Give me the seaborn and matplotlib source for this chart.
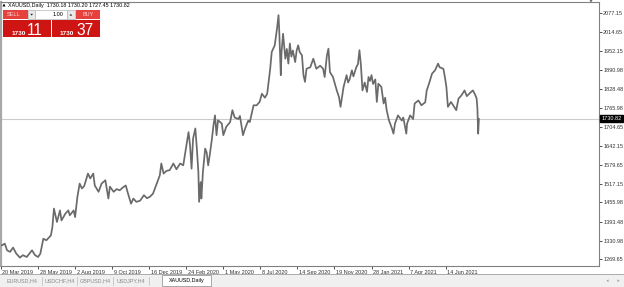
import numpy as np
import pandas as pd
import matplotlib
matplotlib.use("Agg")
import matplotlib.pyplot as plt
import matplotlib.transforms as mtransforms
from matplotlib.patches import Rectangle, Polygon
import seaborn as sns

# ---------------- data ----------------
symbol = "XAUUSD,Daily"
header_prices = ["1730.18", "1730.20", "1727.45", "1730.82"]
last_price = 1730.82

# bar index (trading day since 20 Mar 2019) and price
bars = [
    1, 5, 8, 12, 16, 20, 25, 29, 34, 41, 45, 49, 52, 56, 60, 66, 68, 70, 74, 78,
    80, 85, 89, 91, 96, 98, 101, 104, 107, 110, 115, 118, 122, 124, 129, 133, 138, 142, 144, 149,
    153, 157, 161, 165, 168, 172, 175, 179, 184, 189, 193, 197, 201, 206, 210, 212, 215, 219, 223, 228,
    232, 237, 241, 246, 248, 250, 252, 254, 257, 259, 261, 262, 264, 265, 267, 270, 272, 274, 276, 279,
    281, 283, 285, 287, 292, 294, 298, 303, 306, 309, 314, 316, 320, 323, 327, 329, 334, 338, 342, 345,
    349, 352, 356, 358, 362, 365, 367, 368, 370, 371, 373, 376, 378, 380, 382, 384, 386, 389, 391, 393,
    395, 398, 400, 402, 404, 409, 413, 417, 422, 426, 428, 431, 433, 435, 439, 444, 447, 449, 453, 457,
    459, 461, 464, 466, 470, 472, 474, 476, 478, 481, 484, 486, 488, 490, 492, 495, 497, 499, 503, 506,
    508, 510, 513, 517, 519, 521, 525, 530, 532, 536, 537, 541, 545, 547, 552, 556, 561, 563, 566, 570,
    574, 578, 580, 585, 587, 589, 591, 595, 598, 602, 605, 609, 613, 616, 620, 624, 627, 629, 630, 631,
    632,
]
prices = [
    1315, 1321, 1299, 1294, 1308, 1289, 1275, 1283, 1277, 1299, 1283, 1277, 1288, 1337, 1332, 1348, 1376, 1436, 1392, 1430,
    1397, 1419, 1430, 1414, 1430, 1408, 1474, 1518, 1502, 1510, 1551, 1535, 1551, 1512, 1491, 1518, 1529, 1469, 1508, 1491,
    1500, 1496, 1505, 1512, 1485, 1452, 1469, 1458, 1462, 1480, 1470, 1475, 1485, 1518, 1545, 1584, 1551, 1560, 1562, 1584,
    1565, 1584, 1578, 1655, 1687, 1644, 1567, 1666, 1699, 1633, 1556, 1458, 1523, 1469, 1556, 1633, 1620, 1578, 1611, 1666,
    1710, 1742, 1677, 1726, 1715, 1677, 1705, 1720, 1759, 1735, 1730, 1740, 1677, 1700, 1725, 1720, 1775, 1775, 1786, 1813,
    1800, 1813, 1895, 1950, 1972, 2027, 2071, 2016, 1874, 1950, 2010, 1928, 1960, 1912, 1978, 1935, 1955, 1917, 1955, 1972,
    1950, 1939, 1874, 1852, 1895, 1900, 1928, 1895, 1905, 1895, 1868, 1939, 1961, 1884, 1868, 1824, 1802, 1770, 1835, 1874,
    1850, 1860, 1890, 1870, 1901, 1910, 1956, 1906, 1824, 1850, 1819, 1868, 1855, 1874, 1845, 1860, 1786, 1846, 1835, 1781,
    1800, 1759, 1726, 1699, 1682, 1715, 1742, 1725, 1735, 1682, 1715, 1742, 1730, 1781, 1791, 1775, 1785, 1824, 1846, 1879,
    1890, 1912, 1900, 1895, 1868, 1835, 1770, 1786, 1775, 1759, 1797, 1808, 1824, 1805, 1815, 1824, 1810, 1797, 1765, 1682,
    1731,
]
assert len(bars) == len(prices)

date_tick_bars = [0, 49, 98, 147, 196, 245, 294, 343, 392, 441, 490, 539, 588]
date_tick_labels = ["20 Mar 2019", "28 May 2019", "2 Aug 2019", "9 Oct 2019", "16 Dec 2019",
                    "24 Feb 2020", "1 May 2020", "8 Jul 2020", "14 Sep 2020", "19 Nov 2020",
                    "28 Jan 2021", "7 Apr 2021", "14 Jun 2021"]
price_tick_labels = ["2077.15", "2014.65", "1952.15", "1890.98", "1828.48", "1765.98", "1704.65",
                     "1642.15", "1579.65", "1517.15", "1455.98", "1393.48", "1330.98", "1269.65"]
tabs = ["EURUSD,H4", "USDCHF,H4", "GBPUSD,H4", "USDJPY,H4", "XAUUSD,Daily"]
lot_size = "1.00"
sell_big, sell_small = "11", "1730"
buy_big, buy_small = "37", "1730"

# ---------------- style ----------------
sns.set_theme(style="white")
plt.rcParams['font.family'] = ['Liberation Sans', 'DejaVu Sans']

W, H = 624, 287
fig = plt.figure(figsize=(W / 100, H / 100), dpi=100)
fig.patch.set_facecolor("white")

ax = fig.add_axes([1 / W, 21 / H, 598 / W, 264 / H])
df = pd.DataFrame({"bar": bars, "price": prices})
sns.lineplot(data=df, x="bar", y="price", ax=ax, color="#6a6a6a", lw=1.25,
             estimator=None, sort=False, zorder=3)
ax.set_xlim(0, 790.8)
ax.set_ylim(1247.5, 2114.2)
ax.axhline(last_price, color="#cccccc", lw=0.8, zorder=1)
ax.set_xlabel("")
ax.set_ylabel("")

ax.yaxis.tick_right()
ax.set_yticks([float(v) for v in price_tick_labels])
ax.set_yticklabels(price_tick_labels)
ax.tick_params(axis="y", which="both", direction="out", length=2, width=0.6, pad=1,
               labelsize=4, colors="#333333", right=True, left=False)
ax.set_xticks(date_tick_bars)
ax.set_xticklabels(date_tick_labels)
ax.tick_params(axis="x", direction="out", length=2.5, width=0.6, pad=0.6,
               labelsize=4, colors="#333333", bottom=True)
shift = mtransforms.ScaledTranslation(1.5 / 100, 0, fig.dpi_scale_trans)
for lab in ax.get_xticklabels():
    lab.set_ha("left")
    lab.set_transform(lab.get_transform() + shift)

for side in ["top", "right", "bottom"]:
    ax.spines[side].set_color("#808080")
    ax.spines[side].set_linewidth(0.8)
ax.spines["left"].set_color("#a8a8a8")
ax.spines["left"].set_linewidth(1.6)

# current price tag on the price scale
blend = mtransforms.blended_transform_factory(ax.transAxes, ax.transData)
ax.text(1.004, last_price, f"{last_price:.2f}", transform=blend, ha="left", va="center",
        fontsize=4, color="white", zorder=5, clip_on=False,
        bbox=dict(boxstyle="square,pad=0.2", fc="black", ec="black"))

# ---------------- terminal decorations (overlay in pixel coords) ----------------
ov = fig.add_axes([0, 0, 1, 1], zorder=10)
ov.set_xlim(0, W)
ov.set_ylim(H, 0)
ov.axis("off")
ov.patch.set_alpha(0)

# header
ov.add_patch(Polygon([[2.5, 6.5], [5.5, 6.5], [4, 3.5]], closed=True, fc="black", ec="none"))
ov.text(8, 5.3, symbol + "  " + " ".join(header_prices), fontsize=3.9, color="black",
        ha="left", va="center")
ov.add_patch(Polygon([[589.5, 0], [592.5, 0], [591, 3]], closed=True, fc="#707070", ec="none"))

# one-click trading panel
top_red = "#e5413d"
low_red = "#cf1414"
ov.add_patch(Rectangle((3.3, 10), 25, 9.3, fc=top_red, ec="none"))
ov.text(13.5, 14.8, "SELL", fontsize=4, color="#ffd8d8", ha="center", va="center")
ov.add_patch(Rectangle((28.3, 10), 6.7, 9.3, fc="#e9e9e9", ec="#b5b5b5", lw=0.5))
ov.add_patch(Polygon([[30.3, 13.8], [33.0, 13.8], [31.65, 15.6]], closed=True, fc="#222222", ec="none"))
ov.add_patch(Rectangle((35, 10), 31.7, 9.3, fc="white", ec="#b5b5b5", lw=0.5))
ov.text(63.3, 14.8, lot_size, fontsize=4, color="black", ha="right", va="center")
ov.add_patch(Rectangle((66.7, 10), 8.3, 9.3, fc="#e9e9e9", ec="#b5b5b5", lw=0.5))
ov.add_patch(Polygon([[69.5, 15.6], [72.2, 15.6], [70.85, 13.8]], closed=True, fc="#222222", ec="none"))
ov.add_patch(Rectangle((75.5, 10), 24.5, 9.3, fc=top_red, ec="none"))
ov.text(88, 14.8, "BUY", fontsize=4, color="#ffd8d8", ha="center", va="center")

ov.add_patch(Rectangle((3.3, 19.5), 47.4, 17.8, fc=low_red, ec="none"))
ov.add_patch(Rectangle((51.6, 19.5), 48.4, 17.8, fc=low_red, ec="none"))
narrow = ["Liberation Sans Narrow", "Liberation Sans", "DejaVu Sans"]
ov.text(11.7, 34.8, sell_small, fontsize=4.6, fontweight="bold", color="white", ha="left", va="baseline")
ov.text(27.0, 35.4, sell_big, fontsize=11.2, color="white", ha="left", va="baseline", family=narrow)
ov.text(60.0, 34.8, buy_small, fontsize=4.6, fontweight="bold", color="white", ha="left", va="baseline")
ov.text(76.5, 35.4, buy_big, fontsize=11.2, color="white", ha="left", va="baseline", family=narrow)

# tab bar
ov.add_patch(Rectangle((0, 274), W, 13, fc="#f0f0f0", ec="none"))
ov.plot([0, W], [274, 274], color="#a0a0a0", lw=0.6)
tab_centers = [22, 60, 95, 130.5, 186.5]
for i, (name, cx) in enumerate(zip(tabs, tab_centers)):
    active = i == len(tabs) - 1
    if active:
        ov.add_patch(Rectangle((162, 274.5), 49, 11.5, fc="white", ec="#9a9a9a", lw=0.6))
    ov.text(cx, 280.6, name, fontsize=3.9, color="black" if active else "#8a8a8a",
            ha="center", va="center")
for sx in [42, 77, 113, 149]:
    ov.plot([sx, sx], [277, 284.5], color="#c4c4c4", lw=0.6)
ov.add_patch(Polygon([[606.5, 280.7], [608.5, 279.3], [608.5, 282.1]], closed=True, fc="#9a9a9a", ec="none"))
ov.add_patch(Polygon([[619.5, 280.7], [617.5, 279.3], [617.5, 282.1]], closed=True, fc="#9a9a9a", ec="none"))

fig.savefig("out.png", dpi=100, facecolor="white")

________________________________________

Instructions for the task:
Repeat the listing above from its first line through the line that contains "last_price = 1730.82", both included, and nothing more. Drop the pictures.

Completed exercise:
Give me the seaborn and matplotlib source for this chart.
import numpy as np
import pandas as pd
import matplotlib
matplotlib.use("Agg")
import matplotlib.pyplot as plt
import matplotlib.transforms as mtransforms
from matplotlib.patches import Rectangle, Polygon
import seaborn as sns

# ---------------- data ----------------
symbol = "XAUUSD,Daily"
header_prices = ["1730.18", "1730.20", "1727.45", "1730.82"]
last_price = 1730.82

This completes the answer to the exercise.